Cuando cantamos el “Aleluya” expresamos la alegría celestial que nos viene al escuchar la Palabra de Dios, porque “Dios es alegría infinita”[8], y escuchar su Palabra, es ya tener de esa misma alegría en el corazón. ¿Qué sucedería si Dios no nos hablara? ¿Qué sucedería si Dios, al ser ofendido por nosotros, no nos perdonara y se quedara mudo y sin hablarnos más? ¡Cuánta tristeza invadiría nuestras almas, al no tener palabras de vida eterna, palabras de esperanza, de luz, de vida y de amor! Pero Dios nos ha perdonado en Jesús, y la prueba es su muerte en Cruz, y nos habla a través de Jesús, a través de su Sangre derramada, y ése es el motivo de nuestra gran alegría.
La alegría de la Misa viene al alma cuando contemplamos y adoramos a Dios Uno y Trino, y así vemos cómo la Misa no es ni “aburrida” ni “seria”, sino alegre, con una alegría celestial, que viene del Corazón mismo de Dios. En la Misa nos alegramos con la misma alegría de los ángeles, porque para ellos, adorar y contemplar a Dios no significa cansancio, aburrimiento, ni nada de lo que en nuestra ignorancia nos imaginamos; por el contrario, significa para estos seres espirituales y puros como una “explosión” de alegría que no finaliza nunca; para ellos, contemplar a Dios Trino significa exaltar de gozo y de felicidad a cada momento, sabiendo que nunca habrá de terminar, porque la alegría de ver a Dios y gozar de su hermosura es para siempre.
Cuando entonemos el Aleluya, nos acordemos de nuestros ángeles custodios, que se alegran ante Dios y, llenos de “santa envidia” por su gozo, pidámosle que nos contagien un poco de él, para que también nosotros exultemos de felicidad por la hermosura de Dios Trinidad.
Pero además de alegrarse por la visión de la hermosura del ser trinitario de Dios, los ángeles se alegran por otra cosa más, y es por los pecadores que se convierten. Así lo dice el Evangelio: “Hay más alegría en el cielo por un pecador que se convierte, que por cien justos que no necesitan conversión” (cfr. Lc 15, 7)[9].
         Esta parte de la Misa, entonces, nos tiene que llevar a hacernos esta pregunta: ¿cómo estará nuestro ángel?
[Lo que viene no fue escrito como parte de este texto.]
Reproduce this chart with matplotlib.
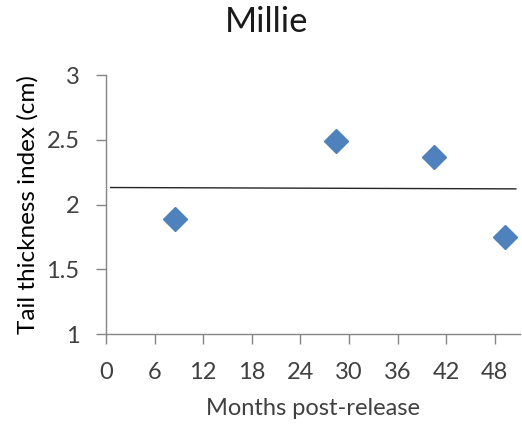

Seguro que feliz, porque contempla a Dios Trino, pero, ¿estará feliz por nosotros? ¿O seremos nosotros los que le damos una ocasión de quitarle un poco de su alegría cuando se acerca por nuestro mundo?
         Tenemos la libertad de hacer que nuestro ángel se sienta alegre o triste, si vivimos o no en gracia, y si vivimos en gracia, nuestro ángel nos hará participar de su alegría de ver a Dios Trino por la eternidad, como un anticipo de esa misma alegría que vamos a tener nosotros si vamos al cielo.
         Acudamos a Misa en gracia, para participar plenamente de la felicidad y de la alegría de Dios Trino, la misma felicidad y alegría que experimentan nuestros ángeles custodios.




[1] “(Cristo) Está presente en su palabra, pues cuando se lee en la Iglesia la Sagrada Escritura, es Él quien habla”; Const. Sacrosanctum Concilium, sobre la Sagrada Liturgia, 7.
[2] Cfr. OGMR, 55.
[3] Cfr. Ratzinger, J., Audiencia general del miércoles 10 de agosto, L’Osservatore Romano, Año XLIII, número 33, 14 de agosto de 2011, 8.
[4] Cfr. OGMR, ibidem, 56.
[5] Cfr. OGMR, ibidem, 57.
[6] Cfr. Merton, T., Il pane nel deserto, Garzanti Editore, Milán 1962, 18.
[7] Cfr. OGMR, ibidem, 62.
[8] Cfr. Santa Teresa de los Andes, Escritos, 14-05-1919; en Marino Purroy, R., Teresa de los Andes cuenta su vida, Ediciones Carmelo Teresiano, Santiago de Chile 1992, 137.
[9] Cfr. Scheeben, M., J., Las maravillas de la gracia divina, Editorial Desclée de Brower, Buenos Aires 1954, 347-348.